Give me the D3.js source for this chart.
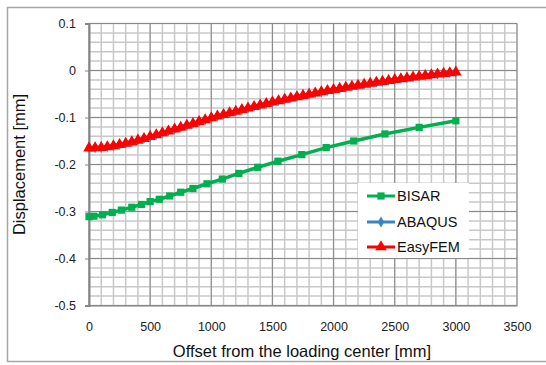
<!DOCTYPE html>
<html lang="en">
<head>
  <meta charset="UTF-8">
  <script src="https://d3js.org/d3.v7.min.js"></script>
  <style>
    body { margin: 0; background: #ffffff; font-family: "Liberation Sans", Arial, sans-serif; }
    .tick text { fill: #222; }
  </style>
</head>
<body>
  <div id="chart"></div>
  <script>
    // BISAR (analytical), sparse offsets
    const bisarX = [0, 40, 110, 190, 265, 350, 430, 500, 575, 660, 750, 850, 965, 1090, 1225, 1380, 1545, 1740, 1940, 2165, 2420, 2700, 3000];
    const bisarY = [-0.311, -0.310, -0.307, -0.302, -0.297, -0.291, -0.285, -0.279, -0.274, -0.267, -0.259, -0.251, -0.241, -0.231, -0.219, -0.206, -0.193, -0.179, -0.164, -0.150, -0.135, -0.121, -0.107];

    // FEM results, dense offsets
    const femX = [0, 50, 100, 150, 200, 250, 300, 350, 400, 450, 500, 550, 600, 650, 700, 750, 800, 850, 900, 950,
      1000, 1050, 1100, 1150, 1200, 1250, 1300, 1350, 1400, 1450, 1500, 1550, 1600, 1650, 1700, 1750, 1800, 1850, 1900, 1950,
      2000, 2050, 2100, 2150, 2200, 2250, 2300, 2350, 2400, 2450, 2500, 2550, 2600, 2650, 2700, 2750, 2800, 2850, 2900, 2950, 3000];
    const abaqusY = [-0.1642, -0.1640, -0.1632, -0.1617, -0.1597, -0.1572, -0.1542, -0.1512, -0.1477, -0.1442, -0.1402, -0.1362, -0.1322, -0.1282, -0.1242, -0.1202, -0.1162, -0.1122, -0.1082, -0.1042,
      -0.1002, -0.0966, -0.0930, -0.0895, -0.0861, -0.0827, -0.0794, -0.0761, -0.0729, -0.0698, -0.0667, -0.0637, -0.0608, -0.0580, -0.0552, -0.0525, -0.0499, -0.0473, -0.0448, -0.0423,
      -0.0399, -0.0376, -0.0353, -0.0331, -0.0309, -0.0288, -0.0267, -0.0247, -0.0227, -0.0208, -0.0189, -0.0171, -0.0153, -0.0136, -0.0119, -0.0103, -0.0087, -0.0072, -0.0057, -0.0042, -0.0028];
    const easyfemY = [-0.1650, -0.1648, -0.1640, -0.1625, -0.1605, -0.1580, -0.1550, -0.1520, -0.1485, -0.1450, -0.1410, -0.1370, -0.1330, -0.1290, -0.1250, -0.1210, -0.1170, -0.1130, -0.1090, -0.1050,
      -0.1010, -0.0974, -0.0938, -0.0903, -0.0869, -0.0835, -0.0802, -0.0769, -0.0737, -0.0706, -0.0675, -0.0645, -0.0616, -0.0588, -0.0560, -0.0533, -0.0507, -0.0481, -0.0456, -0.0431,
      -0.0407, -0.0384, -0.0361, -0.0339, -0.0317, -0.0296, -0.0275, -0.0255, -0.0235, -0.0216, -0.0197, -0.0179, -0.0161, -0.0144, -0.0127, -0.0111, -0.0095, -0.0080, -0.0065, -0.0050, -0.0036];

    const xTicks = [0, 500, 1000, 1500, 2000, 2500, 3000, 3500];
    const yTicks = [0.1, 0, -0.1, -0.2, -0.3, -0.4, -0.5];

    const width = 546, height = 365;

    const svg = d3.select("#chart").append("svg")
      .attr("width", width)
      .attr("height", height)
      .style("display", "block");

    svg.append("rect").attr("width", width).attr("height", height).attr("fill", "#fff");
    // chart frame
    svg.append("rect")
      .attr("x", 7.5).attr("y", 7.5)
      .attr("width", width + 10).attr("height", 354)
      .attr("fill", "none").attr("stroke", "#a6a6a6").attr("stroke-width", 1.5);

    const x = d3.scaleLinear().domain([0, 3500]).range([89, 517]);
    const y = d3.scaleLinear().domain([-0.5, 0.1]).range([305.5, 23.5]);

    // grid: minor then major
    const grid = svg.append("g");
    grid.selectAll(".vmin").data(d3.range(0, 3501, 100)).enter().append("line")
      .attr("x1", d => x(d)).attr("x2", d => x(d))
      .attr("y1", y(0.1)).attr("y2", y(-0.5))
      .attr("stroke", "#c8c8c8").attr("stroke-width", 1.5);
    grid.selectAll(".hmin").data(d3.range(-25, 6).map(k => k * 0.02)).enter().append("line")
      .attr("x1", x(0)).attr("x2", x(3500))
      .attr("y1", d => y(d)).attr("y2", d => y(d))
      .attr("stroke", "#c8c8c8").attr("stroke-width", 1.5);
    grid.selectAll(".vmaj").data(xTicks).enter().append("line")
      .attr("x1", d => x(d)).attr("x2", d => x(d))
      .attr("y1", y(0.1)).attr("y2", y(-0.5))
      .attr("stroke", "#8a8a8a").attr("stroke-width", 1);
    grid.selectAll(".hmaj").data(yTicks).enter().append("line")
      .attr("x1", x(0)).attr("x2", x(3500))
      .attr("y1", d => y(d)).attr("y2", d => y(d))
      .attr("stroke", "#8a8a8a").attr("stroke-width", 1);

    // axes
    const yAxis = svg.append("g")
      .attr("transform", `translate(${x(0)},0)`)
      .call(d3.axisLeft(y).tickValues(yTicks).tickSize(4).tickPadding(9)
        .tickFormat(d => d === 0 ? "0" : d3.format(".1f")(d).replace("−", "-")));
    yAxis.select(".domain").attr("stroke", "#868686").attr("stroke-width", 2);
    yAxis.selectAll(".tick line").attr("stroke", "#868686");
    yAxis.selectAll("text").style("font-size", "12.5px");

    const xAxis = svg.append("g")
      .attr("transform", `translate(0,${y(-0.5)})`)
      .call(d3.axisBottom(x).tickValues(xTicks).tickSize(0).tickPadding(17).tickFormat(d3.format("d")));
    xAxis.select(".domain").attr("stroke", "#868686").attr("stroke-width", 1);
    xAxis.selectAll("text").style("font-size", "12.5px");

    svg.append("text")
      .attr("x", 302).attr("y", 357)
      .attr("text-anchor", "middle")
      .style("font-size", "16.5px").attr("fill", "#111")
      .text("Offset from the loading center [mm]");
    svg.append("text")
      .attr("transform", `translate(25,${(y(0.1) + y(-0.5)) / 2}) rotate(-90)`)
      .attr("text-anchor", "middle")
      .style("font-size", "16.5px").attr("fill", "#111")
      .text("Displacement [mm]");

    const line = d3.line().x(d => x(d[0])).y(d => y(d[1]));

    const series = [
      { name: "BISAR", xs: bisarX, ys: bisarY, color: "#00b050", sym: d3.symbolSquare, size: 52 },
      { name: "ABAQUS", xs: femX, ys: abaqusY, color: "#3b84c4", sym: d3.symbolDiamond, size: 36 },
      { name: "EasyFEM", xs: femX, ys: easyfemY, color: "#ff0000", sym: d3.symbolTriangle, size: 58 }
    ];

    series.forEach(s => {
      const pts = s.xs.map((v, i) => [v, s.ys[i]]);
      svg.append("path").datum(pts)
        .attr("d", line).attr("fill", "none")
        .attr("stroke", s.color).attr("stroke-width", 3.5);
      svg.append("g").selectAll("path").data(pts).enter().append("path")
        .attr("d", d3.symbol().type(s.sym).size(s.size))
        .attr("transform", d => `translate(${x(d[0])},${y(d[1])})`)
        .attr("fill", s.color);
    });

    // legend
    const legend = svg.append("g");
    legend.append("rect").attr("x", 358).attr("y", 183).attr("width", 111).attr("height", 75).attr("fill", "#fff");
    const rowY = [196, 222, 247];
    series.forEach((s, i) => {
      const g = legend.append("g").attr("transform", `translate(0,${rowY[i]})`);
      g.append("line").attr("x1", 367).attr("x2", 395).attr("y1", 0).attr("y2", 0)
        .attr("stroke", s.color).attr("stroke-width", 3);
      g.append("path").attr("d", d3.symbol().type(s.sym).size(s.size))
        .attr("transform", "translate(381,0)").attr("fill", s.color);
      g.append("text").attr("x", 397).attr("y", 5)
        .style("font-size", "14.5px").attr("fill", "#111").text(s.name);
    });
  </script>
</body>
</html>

+===+

REQUIRED WORK
Give only the number of lines in the listing above that include the string "chart".

THE SOLUTION
4